Restructuring Delays for Baywa Amidst Billion-Euro Debt

Mon 24th Feb, 2025

The restructuring process for Baywa, a Munich-based conglomerate grappling with significant debt, is set to take longer than initially anticipated. The company has announced that its recovery timeline has been extended by one year, pushing completion to the end of 2028 instead of the previously expected 2027.

Baywa is currently burdened with a debt load exceeding four billion euros, primarily stemming from its renewable energy subsidiary, Baywa r.e. This subsidiary is co-managed with Swiss investor Energy Infrastructure Partners (EIP), which is undertaking a capital increase to stabilize the financial footing of Baywa r.e. As a result, Baywa AG's ownership share in the subsidiary will decrease from 51% to 35%. Additionally, Baywa AG will forego 350 million euros in loans it had extended to its subsidiary.

Despite the delay, Baywa's management remains optimistic about the company's future viability. The restructuring plan aims to relieve the parent company of the financial burdens associated with its subsidiary, as Baywa r.e. and its debts will no longer appear on Baywa AG's balance sheet. However, this move will also significantly diminish the equity position of Baywa AG, necessitating a shareholder meeting due to losses exceeding half of its initial capital.

Compounding the challenges, a major creditor of the conglomerate has expressed reluctance to endorse the restructuring proposal. Consequently, Baywa is considering initiating proceedings under the German Act on the Stabilization and Restructuring Framework (StaRUG), which is designed to assist companies in distress without resorting to bankruptcy. This legislative framework allows firms to bypass opposition from individual creditors, although the adjustments to the restructuring strategy will likely delay the commencement of StaRUG proceedings.

Financial woes for Baywa have been stark, as indicated by a reported net loss of nearly 641 million euros in the first nine months of 2024. The root of the financial crisis lies in a misguided strategy of expansion financed through debt over the past decade. The company plans to unwind this strategy by divesting foreign investments acquired through credit financing.

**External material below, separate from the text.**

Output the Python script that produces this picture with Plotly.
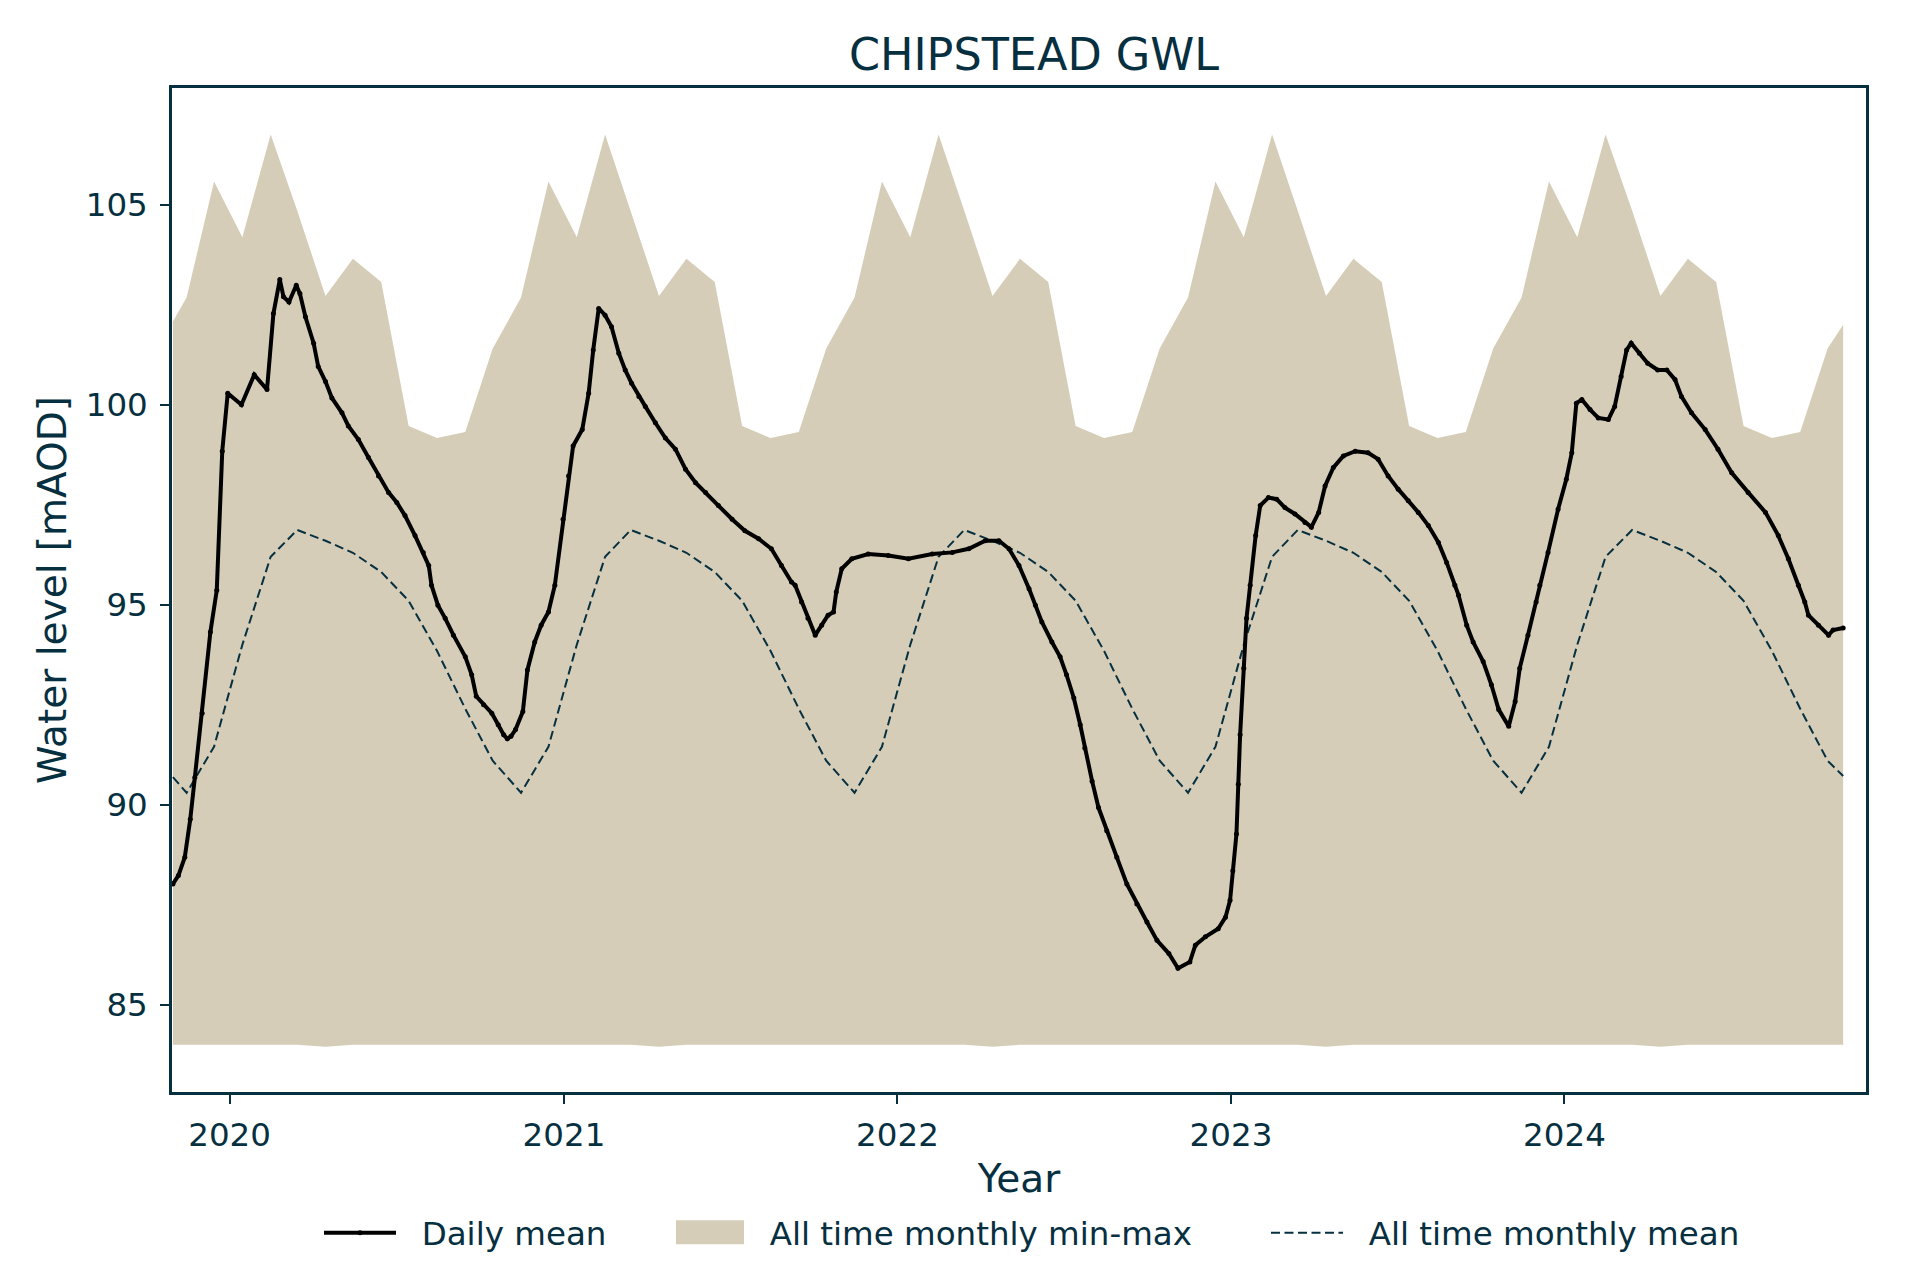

The restructuring will also have repercussions on the workforce. In December, Baywa announced significant job cuts, planning to eliminate 1,300 full-time positions--approximately 16% of its German workforce of 8,000 employees. As a historical entity that emerged from the cooperative movement, Baywa is the largest agricultural trader in Germany, playing a crucial role in the agricultural and food supply sectors in the southern and eastern regions of the country.